North America’s dental consumable merchandise internal sales in local currencies fell 47.5% whereas dental equipment internal sales in local currencies declined 44.9%. Internationally, dental consumable merchandise internal sales and dental equipment internal sales, both in local currencies, declined 29.2% and 30.5% respectively.
Global Medical revenues plunged 11.4% year over year to $617.8 million, resulting from an 11.4% fall in local currencies. In local currencies, internally-generated sales declined 11.4% and acquisition growth was flat. Foreign currency exchange had no impact.
The business registered strong demand for personal protective equipment (PPE) in the quarter under review. Further, the fall in sales of consumable merchandise was lower than the company’s expectations. The company, while responding to the pandemic, made available a wide menu of COVID-19 point-of-care diagnostic tests and related solutions to its medical customers.
Revenues from global Technology and Value-added Services plunged 15.9% to $105.2 million. This included a 15.4% fall in local currencies and a 0.5% drop owing to adverse currency translation. At local currencies, internally-generated sales declined 17% but acquisition growth was 1.6%.
Despite the plunging revenues, the segment registered some positives during the quarter. Henry Schein One’s dental software sales witnessed improvement as the second quarter progressed, in line with the resumption of dental practice operations. Notably, the monthly trend for transactional software revenues improved resulting from more patients visiting the dental offices across the globe.
In the reported quarter, gross profit totaled $454.3 million. Gross margin contracted 438 basis points (bps) to 26.9% on a 40.8% fall in gross profit.
Selling, general and administrative expenses declined 24.9% to $445.8 million in the quarter under review.
Overall adjusted operating profit was $8.5 million, down 95.1% year over year. Further, adjusted operating margin contracted 661 bps year over year to 0.5%.
The company exited the second quarter of 2020 with cash and cash equivalents of $296.1 million compared with $617.4 million at the end of the first quarter. Long-term debt for the company at the end of the second quarter was $515.8 million compared with $865.8 million at the end of the first quarter of 2020.
Cumulative net cash used in operating activities from continuing operations at the end of the second quarter was $843 million compared with net cash provided by operating activities from continuing operations of $298.8 million in the year-ago period.
As the uncertainty of the pandemic and its impact on business operations cannot be ascertained at present, the company is not providing any financial guidance for the year at present.
How Have Estimates Been Moving Since Then?

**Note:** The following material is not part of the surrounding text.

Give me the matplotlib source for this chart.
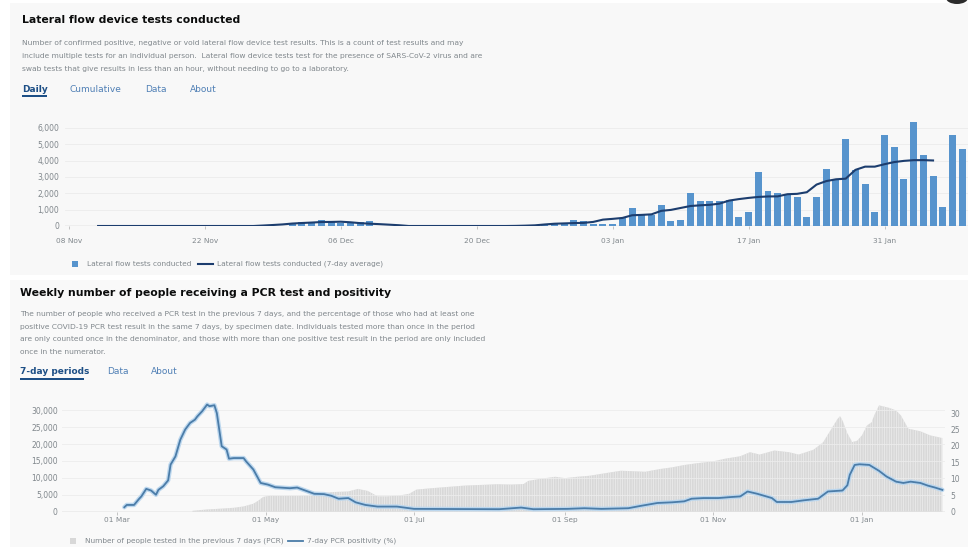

In the past month, investors have witnessed an upward trend in estimates review. The consensus estimate has shifted 51.38% due to these changes.
At this time, Henry Schein has a poor Growth Score of F, however its Momentum Score is doing a lot better with a B. Following the exact same course, the stock was allocated a grade of B on the value side, putting it in the top 40% for this investment strategy.
Overall, the stock has an aggregate VGM Score of C. If you aren't focused on one strategy, this score is the one you should be interested in.
Estimates have been broadly trending upward for the stock, and the magnitude of these revisions looks promising. Notably, Henry Schein has a Zacks Rank #3 (Hold). We expect an in-line return from the stock in the next few months.